Agony. Abrams, who is now awaiting confirmation as Army Chief of Staff, was then commander of U.S. forces in Viet Nam. His small dissertation on following orders revealed anew the agony and ambiguity faced by the professional soldier of the long Viet Nam War, in which, as General William Westmoreland once complained, so often the U.S. commander has had to fight with one hand tied behind his back.

On his own, Lavelle loosed that hand, and the details of how he did it began to emerge in the hearings and the partially censored text of them that was released. The sum of the testimony seemed to exonerate Abrams or any higher officers of complicity in Lavelle's misdeeds; it also illuminated the baffling technology of the war and provided a classic case study of a bureaucracy warped to serve a devious purpose.

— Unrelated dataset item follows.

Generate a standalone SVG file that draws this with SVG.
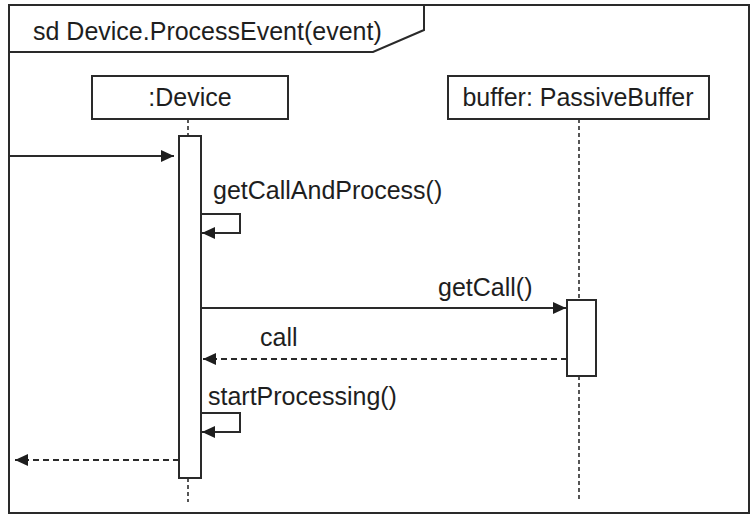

To understand Lavelle's case, it is necessary first to understand the regulations governing the air war that he inherited when he arrived in Saigon to take command of the Seventh Air Force in August of last year.

Those regulations had first been devised by the Johnson Administration at the time of the bombing halt, and were carried forward and amended by President Nixon. Reconnaissance overflights of North Viet Nam would continue, and armed escort fighter-bombers would accompany the unarmed photographic craft simply for protection. The rules of self-defense were that the planes could not open fire or drop their bombs unless they were 1) fired on by anti-aircraft emplacements, 2) engaged by MIG fighters in the air or 3) threatened by surface-to-air (SAM) missiles. Pilots could readily tell when they were in danger from SAMs because an indicator on their control panel would automatically light up when a SAM'S tracking radar locked onto their planes. Any of these three conditions entitled pilots to take "protective reaction" and loose their ordnance against the enemy.